Jocelyn Bell Burnell, uma estudante de pós-graduação, que era a responsável pela análise preliminar dos dados, notou um sinal estranho que subitamente desapareceu, vindo a reaparecer três meses depois. O grupo de Hewish concentrou-se nesse estranho sinal, localizando entre as estrelas Vega e Altair, e descobriu que os pulsos de rádio ocorriam numa taxa extremamente regular, a cada 1,33730113 s e com uma duração de 0,05 s.[1][6]
Porém, eles não só demoraram meses em se convencer da autenticidade do sinal, mas quando anunciado, foi seriamente cogitada a hipótese de se tratar de sinais de uma civilização extraterrestre. Na verdade, antes que a palavra pulsar passasse a ser utilizada eles referiam-se ao fenômeno como LGM (sigla em inglês para little green men — homenzinhos verdes).[6][7]
Posteriormente, o grupo descobriu mais três objetos emitindo pulsos de rádio com taxas diferentes e concluíram tratar-se de objetos de origem natural.[1]
Como a fonte emissora parecia se originar de um ponto no espaço, Hewish pensou que ela poderia representar algum tipo de estrela, uma estrela pulsante (do inglês pulsating star), o nome foi então abreviado para pulsar.[6]
Após a descoberta do primeiro pulsar, Thomas Gold sugeriu um modelo de uma estrela de nêutrons em rotação similar ao de Pacini e argumentou que esse modelo poderia explicar a radiação pulsante observada por Bell Burnell e Hewish.[8] A descoberta do pulsar da Nebulosa do Caranguejo em 1968 confirmou esse modelo de representação dos pulsares. O pulsar do caranguejo tem uma pulsação de período igual a 33 milissegundos, pequeno demais para ser consistente com outros modelos propostos para a emissão do pulsar. Além disso, sua localização no centro da Nebulosa do Caranguejo é consistente com a previsão de Baade e Zwicky em 1933.[9]

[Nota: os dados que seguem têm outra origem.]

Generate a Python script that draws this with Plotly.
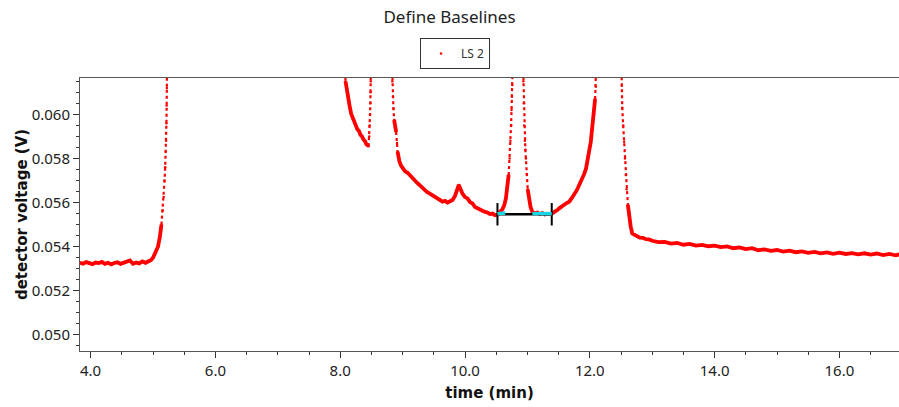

Em 1974, Antony Hewish e Martin Ryle se tornaram os primeiros astrônomos a ganharem o Prêmio Nobel de Física, com a Academia Real das Ciências da Suécia notando que Hewish teve "papel decisivo na descoberta de pulsares".[10] Certa controvérsia é associada ao fato de Hewish ter ganho o prêmio enquanto Bell Burnell não teve sua participação considerada.[11]
Até 2022, cerca de 3.320 eram conhecidos na Via Láctea.[12]
Nomenclatura
Inicialmente pulsares eram nomeados com as iniciais do observatório responsável pela descoberta seguidas por sua ascensão reta. Conforme mais pulsares foram descobertos, essa convenção tornou-se insuficiente, sendo seguida pelo uso das letras PSR (sigla em inglês para Pulsating Source of Radio - Fonte de Rádio Pulsante) seguidas pela ascensão reta e os graus do arco de declinação. Pulsares muito próximos podem ter letras como apêndices.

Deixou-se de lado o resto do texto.